Prompt Fundamentals

What Is a Prompt

A prompt is the input text you send to an LLM. Sounds simple — just type something?

Yes, but how you type determines how much value you get from the model. With the same model, a well-written prompt versus a poorly written one can produce wildly different output quality.

It's like search engines. Same Google, but some people find exact answers while others scroll through three pages with nothing useful. The difference is query quality.

Four Elements of a Good Prompt

An effective prompt typically contains four parts (not all are always needed):

1. Instruction

What you want the model to do. Be specific.

❌ "Help me fix this code"
✅ "Check this Python code for bugs, identify potential null pointer exceptions, and provide fixes"

2. Context

Background information the model needs.

❌ "Write a welcome email"
✅ "We're a B2B SaaS company. A new user just completed registration. Write a welcome email, professional but friendly, highlighting three core features"

3. Input Data

The specific content for the model to process.

Convert the following JSON to a TypeScript interface:

{"name": "John", "age": 30, "hobbies": ["reading", "coding"]}

4. Output Format

The expected format and structure of the response.

❌ "Analyze this log file"
✅ "Analyze this log file and output in this format:
   - Error count:
   - Most common error type:
   - Suggested fix priority (high/medium/low):"

Common Prompt Mistakes

Mistake 1: Vague Instructions

❌ "Process this data for me"

The model doesn't know what "process" means — clean? Analyze? Transform? Visualize?

✅ "Group this CSV data by date, calculate the average for each group, output as a Markdown table"

Mistake 2: Missing Necessary Context

❌ "Why is this test failing?"

The model can't see your code, test output, or environment config.

✅ "Here's my pytest code and failure output. Test environment is Python 3.11 + pytest 7.4.
   Analyze the failure cause and provide a fix.

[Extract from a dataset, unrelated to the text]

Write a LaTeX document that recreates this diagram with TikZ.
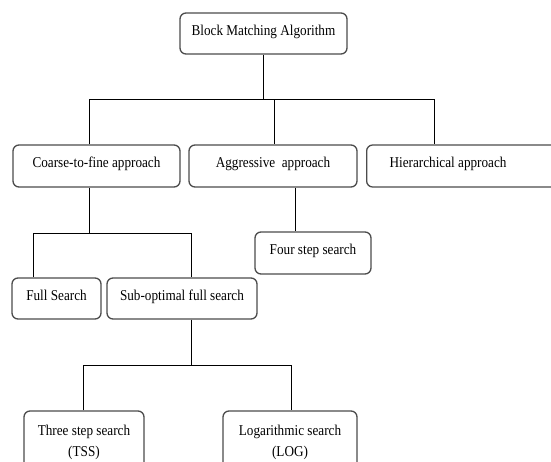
\documentclass[tikz,border=0pt]{standalone}
\usepackage{fontspec}
\setmainfont{Liberation Serif}[FakeStretch=0.88]
\begin{document}
\begin{tikzpicture}[x=1pt,y=-1pt,
  box/.style={draw=black!70, line width=1.3pt, rounded corners=6pt, inner sep=0pt,
    font=\fontsize{15}{21}\selectfont},
  one/.style={box, text height=10pt, text depth=6.5pt},
  conn/.style={draw=black, line width=0.9pt}]
\useasboundingbox (0,0) rectangle (551,461);
\clip (0,0) rectangle (551,461);
% level 0
\node[one, minimum width=167pt, minimum height=41pt] (bma) at (263.5,33.5) {Block Matching Algorithm};
% level 1
\node[one, minimum width=167pt, minimum height=42pt] (coarse) at (96.5,166) {Coarse-to-fine approach};
\node[one, minimum width=168pt, minimum height=42pt] (agg) at (273,166) {Aggressive\ \ approach};
\node[one, anchor=west, minimum height=42pt, inner xsep=23pt] (hier) at (366,166) {\makebox[175pt][l]{Hierarchical approach}};
% level 2
\node[one, minimum width=116pt, minimum height=42pt] (four) at (313,253) {Four step search\hspace{4pt}};
\node[one, minimum width=89pt, minimum height=41pt] (full) at (56.5,298.5) {Full Search\hspace{5pt}};
\node[one, minimum width=150pt, minimum height=41pt] (sub) at (182,298.5) {Sub-optimal full search};
% level 3
\node[box, minimum width=120pt, minimum height=62pt, align=center] (tss) at (84,442) {Three step search\\(TSS)};
\node[box, minimum width=134pt, minimum height=62pt, align=center] (log) at (290,442) {Logarithmic search\\(LOG)};
% connectors
\coordinate (j0) at (263,99);
\coordinate (j0l) at (89,99);
\coordinate (j0m) at (274,99);
\coordinate (j0r) at (434,99);
\draw[conn] (bma.south -| j0) -- (j0);
\draw[conn] (coarse.north -| j0l) -- (j0l) -- (j0r) -- (hier.north -| j0r);
\draw[conn] (j0m) -- (agg.north -| j0m);
\coordinate (j1) at (89,233);
\coordinate (j1l) at (33,233);
\coordinate (j1r) at (191,233);
\draw[conn] (coarse.south -| j1) -- (j1);
\draw[conn] (full.north -| j1l) -- (j1l) -- (j1r) -- (sub.north -| j1r);
\coordinate (j2) at (295,200);
\draw[conn] (agg.south -| j2) -- (four.north -| j2);
\coordinate (j3) at (191,365);
\coordinate (j3l) at (83,365);
\coordinate (j3r) at (291,365);
\draw[conn] (sub.south -| j3) -- (j3);
\draw[conn] (tss.north -| j3l) -- (j3l) -- (j3r) -- (log.north -| j3r);
\end{tikzpicture}
\end{document}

   [paste code and output here]"

Mistake 3: Asking for Too Much at Once

❌ "Design a complete e-commerce system including database design, API design, frontend architecture, and deployment plan"

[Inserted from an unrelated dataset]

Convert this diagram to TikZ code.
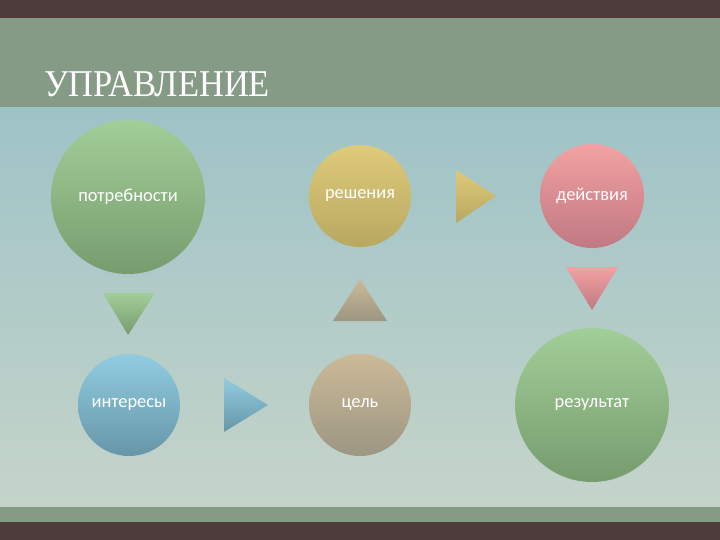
\documentclass[tikz,border=0pt]{standalone}
\usepackage{fontspec}
\setmainfont{Carlito}
\newfontfamily\titlefont{Liberation Serif}
\usepackage{xcolor}

\definecolor{frame}{HTML}{4E3C3D}
\definecolor{band}{HTML}{869B86}
\definecolor{skytop}{HTML}{9EC3C7}
\definecolor{skybot}{HTML}{C5D4C9}
\definecolor{greentop}{HTML}{A2CE98}
\definecolor{greenbot}{HTML}{769C6E}
\definecolor{yellowtop}{HTML}{DECA7A}
\definecolor{yellowbot}{HTML}{B8A860}
\definecolor{pinktop}{HTML}{F2A2A2}
\definecolor{pinkbot}{HTML}{C07882}
\definecolor{bluetop}{HTML}{92CCE0}
\definecolor{bluebot}{HTML}{6696A8}
\definecolor{tantop}{HTML}{CCBA98}
\definecolor{tanbot}{HTML}{9C9682}

\tikzset{
  stage/.style={circle, inner sep=0pt, minimum size=#1, text=white,
    font=\fontsize{18.5}{22}\selectfont},
  greenball/.style={top color=greentop, bottom color=greenbot},
  yellowball/.style={top color=yellowtop, bottom color=yellowbot},
  pinkball/.style={top color=pinktop, bottom color=pinkbot},
  blueball/.style={top color=bluetop, bottom color=bluebot},
  tanball/.style={top color=tantop, bottom color=tanbot}
}

\begin{document}
\begin{tikzpicture}[x=1bp, y=-1bp]
% background
\useasboundingbox (0,0) rectangle (720,540);
\fill [frame] (0,0) rectangle (720,540);
\fill [band] (0,18) rectangle (720,522);
\shade [top color=skytop, bottom color=skybot] (0,108) rectangle (720,506);
\node [anchor=base west, text=white, font=\titlefont\fontsize{38}{40}\selectfont, xscale=0.91, inner sep=0pt]
  (title) at (44,97) {УПРАВЛЕНИЕ};

% circles
\node [stage=154bp, greenball] (needs) at (128,197) {потребности};
\node [stage=102bp, yellowball] (decisions) at (360,196) {решения};
\node [stage=104bp, pinkball] (actions) at (592,196) {действия};
\node [stage=102bp, blueball] (interests) at (129,405) {интересы};
\node [stage=102bp, tanball] (goal) at (360,405) {цель};
\node [stage=154bp, greenball] (result) at (592,405) {результат};

% arrows
\shade [greenball] (103,293) -- (155,293) -- (128,335) -- cycle;
\shade [blueball] (224,378) -- (268,405) -- (224,432) -- cycle;
\shade [tanball] (333,321) -- (360,279) -- (387,321) -- cycle;
\shade [yellowball] (456,170) -- (496,196) -- (456,223) -- cycle;
\shade [pinkball] (566,267) -- (618,267) -- (592,310) -- cycle;
\end{tikzpicture}
\end{document}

Cramming too many tasks into one prompt means none get done well. Break it into multiple conversations.

Mistake 4: Not Specifying Output Format

When you need structured output, not specifying a format lets the model freestyle — the format may vary each time, making programmatic parsing difficult.

Prompting Is Programming

A useful mental model for developers: a prompt is a "program" written in natural language.

  • Instruction = function name and docstring
  • Context = parameters and configuration
  • Input = function arguments
  • Output format = return type

Like code, prompts need iteration. The first version is rarely the best. Observe the output, adjust the prompt, try again — this loop is identical to debugging.

"Garbage In, Garbage Out"

The LLM version of GIGO:

  • Vague instructions → vague answers
  • No context → generic (possibly irrelevant) answers
  • Contradictory requirements → confused output
  • Clear instructions + sufficient context + explicit format → high-quality output

The quality ceiling of the model's output is determined by your prompt quality.

Temperature and Sampling

Beyond writing the prompt, there's one key parameter affecting output: temperature.

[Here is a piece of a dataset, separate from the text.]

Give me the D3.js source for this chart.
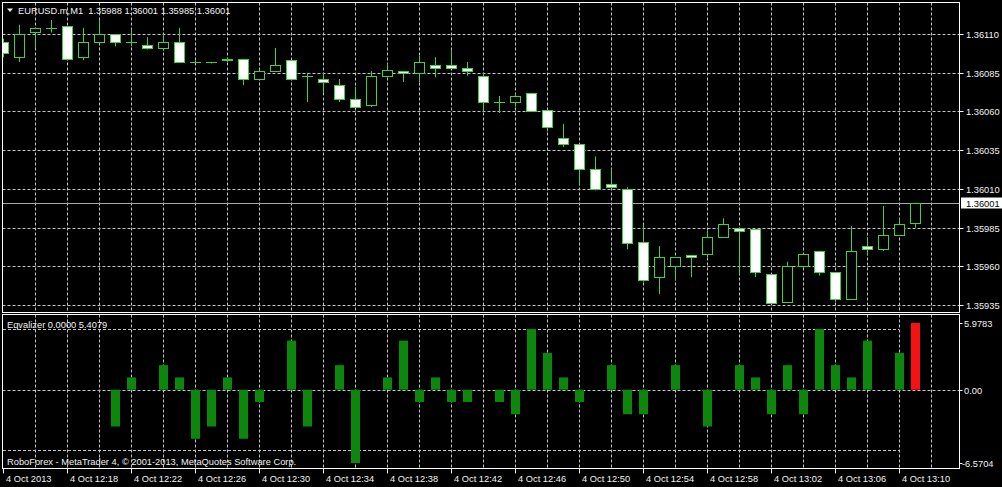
<!DOCTYPE html>
<html><head><meta charset="utf-8">
<script src="https://cdn.jsdelivr.net/npm/d3@7"></script>
<style>html,body{margin:0;padding:0;background:#000;overflow:hidden}</style>
</head><body><svg id="c" width="1002" height="487"></svg>
<script>
// ---------- data ----------
const titleText = "EURUSD.m,M1  1.35988 1.36001 1.35985 1.36001";
const indicatorText = "Eqvalizer 0.0000 5.4079";
const copyrightText = "RoboForex - MetaTrader 4, \u00a9 2001-2013, MetaQuotes Software Corp.";
const firstBarTime = "2013-10-04 12:14";
const opens = [1.36105,1.36095,1.36111,1.36114,1.36115,1.36095,1.36105,1.36110,1.36105,1.36103,
  1.36101,1.36105,1.36092,1.36092,1.36093,1.36094,1.36081,1.36086,1.36093,1.36083,
  1.36081,1.36077,1.36068,1.36064,1.36083,1.36086,1.36085,1.36090,1.36090,1.36088,
  1.36083,1.36066,1.36066,1.36072,1.36061,1.36043,1.36039,1.36023,1.36013,1.36010,
  1.35976,1.35953,1.35960,1.35967,1.35968,1.35979,1.35985,1.35984,1.35955,1.35937,
  1.35960,1.35970,1.35956,1.35939,1.35973,1.35971,1.35980,1.35988];
const highs = [1.36107,1.36116,1.36114,1.36119,1.36115,1.36114,1.36119,1.36110,1.36113,1.36108,
  1.36110,1.36114,1.36093,1.36092,1.36095,1.36094,1.36087,1.36101,1.36093,1.36085,
  1.36085,1.36081,1.36076,1.36086,1.36091,1.36086,1.36096,1.36095,1.36100,1.36092,
  1.36085,1.36070,1.36072,1.36072,1.36061,1.36052,1.36039,1.36031,1.36023,1.36011,
  1.35987,1.35973,1.35966,1.35967,1.35983,1.35991,1.35985,1.35984,1.35955,1.35963,
  1.35968,1.35970,1.35956,1.35986,1.35979,1.35999,1.35991,1.36001];
const lows = [1.36095,1.36092,1.36101,1.36111,1.36094,1.36093,1.36104,1.36102,1.36102,1.36100,
  1.36099,1.36092,1.36091,1.36091,1.36092,1.36077,1.36080,1.36086,1.36081,1.36066,
  1.36072,1.36066,1.36063,1.36063,1.36083,1.36079,1.36079,1.36082,1.36088,1.36083,
  1.36060,1.36059,1.36063,1.36060,1.36047,1.36037,1.36012,1.36009,1.36010,1.35971,
  1.35950,1.35942,1.35951,1.35953,1.35966,1.35979,1.35955,1.35953,1.35936,1.35937,
  1.35959,1.35954,1.35937,1.35939,1.35967,1.35970,1.35980,1.35985];
const closes = [1.36098,1.36110,1.36114,1.36114,1.36094,1.36105,1.36110,1.36105,1.36105,1.36101,
  1.36105,1.36092,1.36092,1.36092,1.36094,1.36081,1.36086,1.36090,1.36081,1.36083,
  1.36079,1.36068,1.36063,1.36083,1.36087,1.36085,1.36092,1.36088,1.36088,1.36086,
  1.36066,1.36066,1.36070,1.36060,1.36050,1.36039,1.36023,1.36010,1.36011,1.35975,
  1.35951,1.35966,1.35966,1.35966,1.35979,1.35987,1.35983,1.35956,1.35936,1.35960,
  1.35968,1.35956,1.35939,1.35970,1.35971,1.35980,1.35987,1.36001];
const eqGreen = [0,0,0,0,0,0,0,-3.3,1.1,0,
  2.2,1.1,-4.4,-3.3,1.1,-4.4,-1.1,0,4.4,-3.3,
  0,2.2,-6.5704,0,1.1,4.4,-1.1,1.1,-1.1,-1.1,
  0,-1.1,-2.2,5.45,3.3,1.1,-1.1,0,2.2,-2.2,
  -2.2,0,2.2,0,-3.3,0,2.2,1.1,-2.2,2.2,
  -2.2,5.45,2.2,1.1,4.4,0,3.3,0];
const eqRed = [0,0,0,0,0,0,0,0,0,0, 0,0,0,0,0,0,0,0,0,0, 0,0,0,0,0,0,0,0,0,0,
  0,0,0,0,0,0,0,0,0,0, 0,0,0,0,0,0,0,0,0,0, 0,0,0,0,0,0,0,5.9783];
const eqLevels = [5.4, -5.4];
const priceTicks = [1.36110,1.36085,1.36060,1.36035,1.36010,1.35985,1.35960,1.35935];
const lastPrice = 1.36001;
const eqTicks = [5.9783, 0, -6.5704];
const eqTickLabels = ["5.9783","0.00","-6.5704"];
const timeTicks = ["12:14","12:18","12:22","12:26","12:30","12:34","12:38","12:42","12:46","12:50","12:54","12:58","13:02","13:06","13:10"];
const timeTickLabels = ["4 Oct 2013","4 Oct 12:18","4 Oct 12:22","4 Oct 12:26","4 Oct 12:30","4 Oct 12:34","4 Oct 12:38","4 Oct 12:42","4 Oct 12:46","4 Oct 12:50","4 Oct 12:54","4 Oct 12:58","4 Oct 13:02","4 Oct 13:06","4 Oct 13:10"];

// ---------- layout ----------
const W = 1002, H = 487;
const L = 2.5, R = 959.5;
const upTop = 2.5, upBot = 312.5, loTop = 314.5, loBot = 468.5;
const FONT = "'Liberation Sans', Arial, sans-serif";
const FS = "9.3px";
const candleColor = "#3fd23f";
const gridColor = "#c4c4c4";

const parse = d3.timeParse("%Y-%m-%d %H:%M");
const t0 = parse(firstBarTime);
const barTimes = opens.map((_, i) => d3.timeMinute.offset(t0, i));
const x = d3.scaleTime().domain([t0, barTimes[barTimes.length - 1]]).range([3, 3 + 16 * (opens.length - 1)]);
const y = d3.scaleLinear().domain([1.35935, 1.36110]).range([305, 34]);
const ye = d3.scaleLinear().domain([-6.5704, 5.9783]).range([463, 323]);

const svg = d3.select("#c");
svg.append("rect").attr("width", W).attr("height", H).attr("fill", "#000");
const defs = svg.append("defs");
defs.append("clipPath").attr("id", "cu").append("rect").attr("x", 3).attr("y", 3).attr("width", R - 3).attr("height", upBot - 3);
defs.append("clipPath").attr("id", "cl").append("rect").attr("x", 3).attr("y", loTop + 0.5).attr("width", R - 3).attr("height", loBot - loTop - 1);

const gridTimes = d3.timeMinute.every(2).range(d3.timeMinute.offset(t0, 2), d3.timeMinute.offset(t0, opens.length + 1));
const up = svg.append("g").attr("clip-path", "url(#cu)");
const lo = svg.append("g").attr("clip-path", "url(#cl)");

[[up, upTop, upBot], [lo, loTop, loBot]].forEach(([g, a, b]) => {
  g.selectAll("line.vg").data(gridTimes).join("line")
    .attr("x1", d => Math.round(x(d)) + 0.5).attr("x2", d => Math.round(x(d)) + 0.5)
    .attr("y1", a).attr("y2", b)
    .attr("stroke", gridColor).attr("stroke-width", 1).attr("stroke-dasharray", "3,2");
});
up.selectAll("line.hg").data(priceTicks).join("line")
  .attr("x1", L).attr("x2", R)
  .attr("y1", d => Math.round(y(d)) + 0.5).attr("y2", d => Math.round(y(d)) + 0.5)
  .attr("stroke", gridColor).attr("stroke-dasharray", "3,2");

up.append("line").attr("x1", L).attr("x2", R)
  .attr("y1", Math.round(y(lastPrice)) + 0.5).attr("y2", Math.round(y(lastPrice)) + 0.5)
  .attr("stroke", "#a8a8a8");

// candles
const idx = d3.range(opens.length);
up.selectAll("line.wick").data(idx).join("line")
  .attr("x1", i => Math.round(x(barTimes[i])) + 0.5).attr("x2", i => Math.round(x(barTimes[i])) + 0.5)
  .attr("y1", i => y(highs[i])).attr("y2", i => y(lows[i]))
  .attr("stroke", candleColor);
idx.forEach(i => {
  const cx = Math.round(x(barTimes[i]));
  const top = y(Math.max(opens[i], closes[i]));
  const bot = y(Math.min(opens[i], closes[i]));
  if (bot - top < 1) {
    up.append("line").attr("x1", cx - 5).attr("x2", cx + 6)
      .attr("y1", Math.round(top) + 0.5).attr("y2", Math.round(top) + 0.5)
      .attr("stroke", candleColor);
  } else {
    up.append("rect").attr("x", cx - 4.5).attr("y", Math.round(top) + 0.5)
      .attr("width", 10).attr("height", Math.max(1, Math.round(bot) - Math.round(top)))
      .attr("fill", closes[i] > opens[i] ? "#000" : "#ffffff")
      .attr("stroke", candleColor);
  }
});

// indicator pane
lo.append("line").attr("x1", L).attr("x2", R)
  .attr("y1", Math.round(ye(0)) + 0.5).attr("y2", Math.round(ye(0)) + 0.5)
  .attr("stroke", gridColor).attr("stroke-dasharray", "3,2");
lo.selectAll("line.lv").data(eqLevels).join("line")
  .attr("x1", x(barTimes[0])).attr("x2", x(barTimes[opens.length - 2]))
  .attr("y1", d => Math.round(ye(d)) + 0.5).attr("y2", d => Math.round(ye(d)) + 0.5)
  .attr("stroke", gridColor).attr("stroke-dasharray", "3,2");
function bars(vals, color) {
  lo.append("g").selectAll("rect").data(idx.filter(i => vals[i] !== 0)).join("rect")
    .attr("x", i => Math.round(x(barTimes[i])) - 4)
    .attr("width", 9)
    .attr("y", i => ye(Math.max(0, vals[i])))
    .attr("height", i => Math.abs(ye(vals[i]) - ye(0)))
    .attr("fill", color);
}
bars(eqGreen, "#0c860c");
bars(eqRed, "#f41212");

// borders
svg.append("rect").attr("x", L).attr("y", upTop).attr("width", R - L).attr("height", upBot - upTop)
  .attr("fill", "none").attr("stroke", "#ffffff");
svg.append("rect").attr("x", L).attr("y", loTop).attr("width", R - L).attr("height", loBot - loTop)
  .attr("fill", "none").attr("stroke", "#ffffff");

// texts
const txt = (s, px, py, anchor, fill) => svg.append("text").text(s)
  .attr("x", px).attr("y", py).attr("dy", "0.35em")
  .attr("font-family", FONT).attr("font-size", FS)
  .attr("fill", fill || "#f2f2f2").attr("text-anchor", anchor || "start")
  .style("white-space", "pre");

svg.append("path").attr("d", "M7,8.5 L13,8.5 L10,12 Z").attr("fill", "#f2f2f2");
txt(titleText, 18, 10.5);
txt(indicatorText, 7, 325);
txt(copyrightText, 7, 461.5);

priceTicks.forEach(p => {
  const py = Math.round(y(p)) + 0.5;
  svg.append("line").attr("x1", R).attr("x2", R + 4).attr("y1", py).attr("y2", py).attr("stroke", "#f2f2f2");
  txt(d3.format(".5f")(p), 966, py);
});
{
  const py = Math.round(y(lastPrice)) + 0.5;
  svg.append("rect").attr("x", 961).attr("y", py - 6).attr("width", 41).attr("height", 11).attr("fill", "#ffffff");
  txt(d3.format(".5f")(lastPrice), 966, py, "start", "#000");
}
eqTicks.forEach((v, i) => {
  const py = Math.round(ye(v)) + 0.5;
  svg.append("line").attr("x1", R).attr("x2", R + 3).attr("y1", py).attr("y2", py).attr("stroke", "#f2f2f2");
  txt(eqTickLabels[i], v < 0 ? 962 : 964, py);
});

timeTicks.forEach((t, i) => {
  const tx = Math.round(x(parse("2013-10-04 " + t))) + 0.5;
  svg.append("line").attr("x1", tx).attr("x2", tx).attr("y1", loBot).attr("y2", loBot + 5).attr("stroke", "#f2f2f2");
  txt(timeTickLabels[i], tx + 2.5, 478.5);
});
</script></body></html>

  • temperature = 0: Always picks the highest-probability token, output is nearly deterministic. Good for code generation, data extraction — tasks requiring precision.
  • temperature = 0.7: Some randomness, more diverse output. Good for creative writing, brainstorming.
  • temperature = 1.0+: High randomness, output may become incoherent. Rarely used.

Rule of thumb: low temperature for accuracy tasks, high temperature for creativity tasks.

Key Takeaways

  1. Good prompt = clear instruction + sufficient context + explicit output format. These three elements determine output quality.
  2. Iterate on prompts like you iterate on code. It's normal for the first version to be imperfect — observe, adjust, retry.
  3. Specific beats vague. "Analyze the bug cause and provide fix code" is far better than "help me look at this."
  4. Temperature controls output determinism. Use 0 for precision tasks, 0.7 for creative tasks.